Marcelo recuperou mais uma vez a urgência de garantir a diversidade democrática sem colocar em causa o “interesse coletivo”. É um apelo à oposição, em particular ao PSD, para que venha a jogo e reafirme uma alternativa ao Governo socialista — como há muito vem pedindo o Presidente da República –, e a todos os que estão envolvidos no combate partidário. Marcelo nunca usou a expressão “crise política”, mas a discussão que tem dominado o Orçamento do Estado, a dramatização à esquerda, em particular aquela produzida por António Costa e por outras vozes socialistas, e a saída de cena do PSD, que aproveitou o brinde do primeiro-ministro para se pôr de fora do processo (“No dia em que a subsistência deste Governo depender de um acordo com o PSD, este Governo acabou”, disse Costa ao Expresso), são sinais preocupantes para o Presidente da República. É preciso saber estar à altura dos desafios, convergir mesmo que divergindo, exigiu Marcelo.

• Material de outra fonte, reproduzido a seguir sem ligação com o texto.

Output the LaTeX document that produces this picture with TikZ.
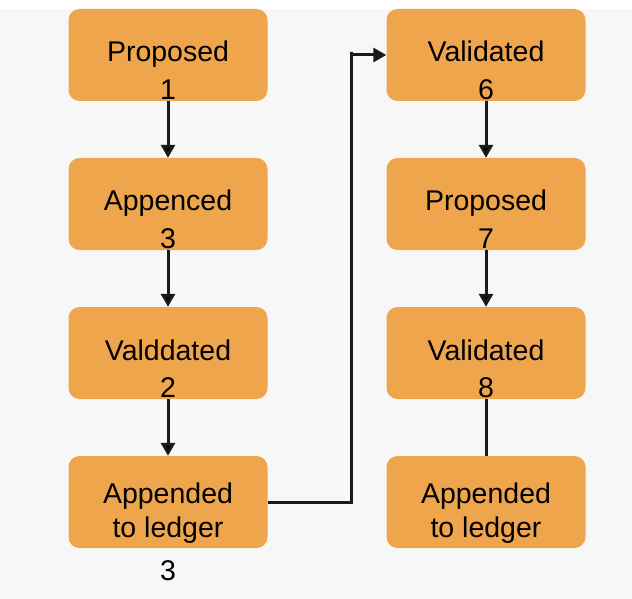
\documentclass[tikz,border=0pt]{standalone}
\usepackage{fontspec}
\setmainfont{Liberation Sans}
\usepackage{tikz}
\usetikzlibrary{arrows.meta, positioning}
\usepackage{xcolor}
\definecolor{boxorange}{RGB}{239,165,75}
\definecolor{bggray}{RGB}{247,247,247}
\definecolor{linedark}{RGB}{26,26,26}

\begin{document}
\begin{tikzpicture}[x=1pt,y=-1pt,node distance=149pt,on grid,>={Triangle[length=13pt,width=14pt]}]
    \tikzstyle{stage}=[shape=rectangle,rounded corners=11pt,fill=boxorange,minimum width=199pt,minimum height=92pt,align=center,font=\fontsize{28.5}{35}\selectfont,inner sep=0pt,text height=21pt,text depth=7pt]
    \tikzstyle{num}=[font=\fontsize{28.5}{33}\selectfont,inner sep=0pt]
    \tikzstyle{flow}=[draw=linedark,line width=3pt]

    \useasboundingbox (0,0) rectangle (632,599);
    \fill[white] (0,0) rectangle (632,599);
    \fill[bggray] (0,9) rectangle (632,599);

    \node[stage] (A1) at (168,55) {Proposed};
    \node[stage,below of=A1] (A2) {Appenced};
    \node[stage,below of=A2] (A3) {Valddated};
    \node[stage,below of=A3] (A4) {\raisebox{-28pt}[0pt][0pt]{\shortstack{Appended\\[4pt]to ledger}}};

    \node[stage] (B1) at (486,55) {Validated};
    \node[stage,below of=B1] (B2) {Proposed};
    \node[stage,below of=B2] (B3) {Validated};
    \node[stage,below of=B3] (B4) {\raisebox{-28pt}[0pt][0pt]{\shortstack{Appended\\[4pt]to ledger}}};

    % step numbers
    \node[num] (n1) at ([yshift=12pt]A1.south) {1};
    \node[num] (n2) at ([yshift=12pt]A2.south) {3};
    \node[num] (n3) at ([yshift=12pt]A3.south) {2};
    \node[num] (n4) at ([yshift=-22pt]A4.south) {3};
    \node[num] (n6) at ([yshift=12pt]B1.south) {6};
    \node[num] (n7) at ([yshift=12pt]B2.south) {7};
    \node[num] (n8) at ([yshift=12pt]B3.south) {8};

    \coordinate (bend) at (351,52);

    \path[->,flow]
    (A1) edge (A2)
    (A2) edge (A3)
    (A3) edge (A4)
    (B1) edge (B2)
    (B2) edge (B3)
    ;
    \draw[flow] (B3) -- (B4);
    \draw[->,flow] (A4.east) -| (bend) |- (B1.west);

  \end{tikzpicture}
\end{document}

“O 5 de Outubro veio também ele lembrar que é a soberania popular a fonte da legitimidade dos que mandam e que não há egoísmos particulares que construam uma República, que cimentem uma democracia, que deem força a uma liberdade, que façam viver uma pátria. Viva à República, viva à democracia, viva à liberdade, viva Portugal”.

Foi esta a forma que o Presidente de República escolheu para encerrar aquele que foi o seu último discurso de 5 de Outubro antes das próximas eleições presidenciais. Marcelo tem alimentado o tabu, mas dificilmente deixará de entrar na corrida pela recondução. Até lá, sabe que estará limitado nas suas funções e impedido de dissolver a Assembleia da República. O que torna todas as referências à necessidade de pôr o interesse coletivo acima de qualquer “egoísmo particular”. Marcelo sabe que o cimento que cola a ‘geringonça’ é frágil e que, à direita, a alternativa está longe de ser sólida ou sequer clara. “A soberania popular é a fonte da legitimidade dos que mandam”, recordou Marcelo. Nas entrelinhas: é aos portugueses que os partidos que estão no centro das decisões respondem; se falharem ao país, serão eles os penalizados.